4. Article 4 du protocole. Accès à des mécanismes de recours et de réparation. La commission rappelle que la loi de 2011 prévoit, en plus de l’assistance juridique et de la représentation légale gratuites, que les juridictions qui prononcent des condamnations pour délit de traite doivent également ordonner l’indemnisation de la victime (art. 38 et suivants). Le retour de la victime dans son pays d’origine ou son absence lors du procès n’auront pas d’incidence sur son droit à recevoir une indemnisation. La CNTdP qui est chargée d’apporter cette assistance juridique doit constituer un fonds pour l’assistance des victimes de traite et pour cela réserver 25 pour cent de son budget. Le gouvernement précise que, compte tenu de la situation de vulnérabilité dans laquelle se trouvent les victimes de traite, celles-ci bénéficient du «service de défense publique». Il leur appartient de décider, sur la base des informations fournies par ce service, si elles se constituent ou non en partie plaignante «querellante» dans le cadre du procès pénal. Dans les faits, toutes les victimes de traite ont bénéficié des services de la «Defensoria» de la victime de l’institution judiciaire. S’agissant du Fonds pour l’assistance des victimes, le gouvernement précise que l’Unité d’administration du fonds a entrepris un examen des décisions de justice ayant ordonné la confiscation et la saisie des biens provenant du crime de traite afin de récolter les ressources pour le fonds. Enfin, la commission note l’indication du gouvernement selon laquelle, pour la première fois en septembre 2020, un tribunal a ordonné, au moment du prononcé de la décision de condamnation pour crime de traite des personnes à des fins d’exploitation au travail, l’indemnisation de la victime pour réparation du préjudice subi.
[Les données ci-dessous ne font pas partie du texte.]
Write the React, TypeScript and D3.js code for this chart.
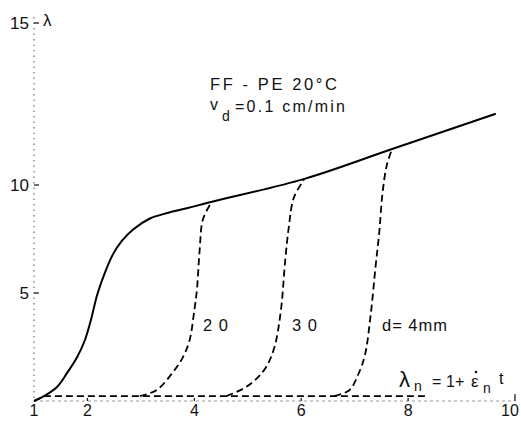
import React from "react";
import * as d3 from "d3";

const W = 521;
const H = 422;

// Data (x = λn, y = λ)
const solidX = [1.0, 1.17, 1.43, 1.62, 1.8, 1.95, 2.07, 2.18, 2.32, 2.48, 2.64, 2.86, 3.17, 3.49, 3.86, 4.29, 6.06, 7.7, 9.64];
const solidY = [0.0, 0.2, 0.65, 1.3, 2.0, 2.8, 3.8, 4.9, 5.9, 6.8, 7.4, 7.95, 8.45, 8.7, 8.92, 9.2, 10.19, 11.11, 12.2];

const baseX = [1.0, 1.2, 8.33];
const baseY = [0.0, 0.23, 0.23];

const d20X = [2.98, 3.29, 3.59, 3.78, 3.91, 4.0, 4.05, 4.1, 4.16, 4.32];
const d20Y = [0.23, 0.5, 1.3, 2.0, 2.8, 4.2, 5.2, 7.0, 8.4, 9.2];

const d30X = [4.6, 4.9, 5.15, 5.35, 5.5, 5.62, 5.7, 5.77, 5.86, 6.06];
const d30Y = [0.23, 0.55, 1.0, 1.6, 2.5, 4.2, 6.5, 8.1, 9.4, 10.19];

const d4X = [6.62, 6.9, 7.07, 7.19, 7.3, 7.39, 7.46, 7.52, 7.6, 7.7];
const d4Y = [0.23, 0.5, 1.25, 2.1, 4.0, 6.2, 7.8, 9.6, 10.6, 11.11];

const xTicks = [1, 2, 4, 6, 8, 10];
const yTicks = [5, 10, 15];

const zip = (xs: number[], ys: number[]) => xs.map((x, i) => [x, ys[i]] as [number, number]);

export default function App() {
  const x = d3.scaleLinear().domain([1, 10]).range([34, 515]);
  const y = d3.scaleLinear().domain([0, 10, 15]).range([401, 185, 23]);
  const line = d3
    .line<[number, number]>()
    .x((d) => x(d[0]))
    .y((d) => y(d[1]))
    .curve(d3.curveCatmullRom.alpha(0.5));
  const straight = d3
    .line<[number, number]>()
    .x((d) => x(d[0]))
    .y((d) => y(d[1]));

  const font = "'Liberation Sans', Arial, sans-serif";
  const dash = "7 4";

  return (
    <svg
      width={W}
      height={H}
      style={{ position: "absolute", left: 0, top: 0, background: "#fff" }}
      fontFamily={font}
    >
      {/* axes (faint, dotted as in the scan) */}
      <line x1={x(1)} x2={x(1)} y1={y(15) - 6} y2={y(0)} stroke="#555" strokeWidth={1} strokeDasharray="1.5 4" />
      <line x1={x(1)} x2={x(10)} y1={y(0)} y2={y(0)} stroke="#999" strokeWidth={1} strokeDasharray="3 3" />

      {yTicks.map((t) => (
        <g key={t}>
          <line x1={x(1)} x2={x(1) + 5} y1={y(t)} y2={y(t)} stroke="#222" strokeWidth={1.3} />
          <text x={x(1) - 5} y={y(t) + 6} fontSize={17} textAnchor="end" fill="#111">
            {t}
          </text>
        </g>
      ))}
      {xTicks.map((t) => (
        <g key={t}>
          {t > 1 && (
            <line x1={x(t)} x2={x(t)} y1={y(0)} y2={y(0) - (t === 10 ? 7 : 3)} stroke="#222" strokeWidth={1.3} />
          )}
          <text x={x(t) + (t === 10 ? -5 : 0)} y={416} fontSize={16} textAnchor="middle" fill="#111">
            {t}
          </text>
        </g>
      ))}

      {/* curves */}
      <path d={line(zip(solidX, solidY)) || ""} fill="none" stroke="#000" strokeWidth={2} />
      <path d={straight(zip(baseX, baseY)) || ""} fill="none" stroke="#000" strokeWidth={1.8} strokeDasharray={dash} />
      <path d={line(zip(d20X, d20Y)) || ""} fill="none" stroke="#000" strokeWidth={1.8} strokeDasharray={dash} />
      <path d={line(zip(d30X, d30Y)) || ""} fill="none" stroke="#000" strokeWidth={1.8} strokeDasharray={dash} />
      <path d={line(zip(d4X, d4Y)) || ""} fill="none" stroke="#000" strokeWidth={1.8} strokeDasharray={dash} />

      {/* labels */}
      <text x={43} y={26} fontSize={17} fill="#111">λ</text>
      <text x={210} y={90} fontSize={16.5} textLength={127} lengthAdjust="spacing" fill="#111">
        FF - PE  20°C
      </text>
      <text x={210} y={110} fontSize={16} fill="#111">v</text>
      <text x={222} y={121} fontSize={14} fill="#111">d</text>
      <text x={235} y={112} fontSize={16} textLength={110} lengthAdjust="spacing" fill="#111">
        =0.1 cm/min
      </text>
      <text x={203} y={331} fontSize={16.5} textLength={25} lengthAdjust="spacing" fill="#111">20</text>
      <text x={292} y={331} fontSize={16.5} textLength={25} lengthAdjust="spacing" fill="#111">30</text>
      <text x={382} y={331} fontSize={16.5} textLength={65} lengthAdjust="spacing" fill="#111">d= 4mm</text>

      <text x={399} y={387} fontSize={22} fill="#111">λ</text>
      <text x={414} y={391} fontSize={14} fill="#111">n</text>
      <text x={432} y={387} fontSize={16} fill="#111">=</text>
      <text x={446} y={387} fontSize={16} fill="#111">1+</text>
      <text x={471} y={387} fontSize={17} fill="#111">ε</text>
      <circle cx={476} cy={372} r={1.3} fill="#111" />
      <text x={483} y={393} fontSize={14} fill="#111">n</text>
      <text x={499} y={384} fontSize={16} fill="#111">t</text>
    </svg>
  );
}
La commission prie le gouvernement de continuer à fournir des informations sur les cas dans lesquels les juridictions ont ordonné l’indemnisation des victimes ainsi que sur les mesures d’exécution prises pour mettre en œuvre ces décisions. La commission prie également le gouvernement d’indiquer les mesures prises pour inciter les victimes à faire valoir leurs droits, y compris à indemnisation, et à porter plainte contre les auteurs, dans le contexte du système accusatoire pénal. Prière également d’indiquer comment les victimes qui ne portent pas plainte ou qui retournent dans leur pays sont indemnisées.
5. Article 25 de la convention et article 1, paragraphe 1, du protocole. Sanctions. En réponse aux précédents commentaires de la commission sur le fonctionnement du système répressif des délits de traite des personnes, le gouvernement indique que, entre 2014 et 2018, plus de 250 victimes ont été libérées, 22 réseaux ont été démantelés, 75 personnes ont fait l’objet de poursuites judiciaires et 18 ont été condamnées. En 2018, sur les 8 décisions de justice prononcées, toutes concernaient des cas de traite des personnes à des fins d’exploitation sexuelle. En 2019, sur les 10 décisions prononcées, huit ont abouti à des condamnations et l’une d’entre elles a imposé la plus forte sanction jamais prononcée, à savoir 25 ans de prison. Le gouvernement indique également que, fin 2019, l’organe judiciaire a élaboré le Protocole d’action judiciaire de la traite des personnes. Ce protocole décrit les procédures et étapes pour permettre à l’ensemble des officiers de justice d’aborder efficacement les procédures visant à élucider ce délit. La commission prie le gouvernement de continuer à mener des activités de sensibilisation et de formation des acteurs de la chaine pénale et des autres institutions compétentes pour assurer l’identification et la répression des pratiques de traite, tant à des fins d’exploitation sexuelle que d’exploitation au travail. Prière également de continuer à fournir des informations sur les procédures judiciaires engagées dans les affaires de traite, les décisions de justices prononcées et les sanctions imposées, ainsi que sur les procédures visant à confisquer et saisir les biens des auteurs.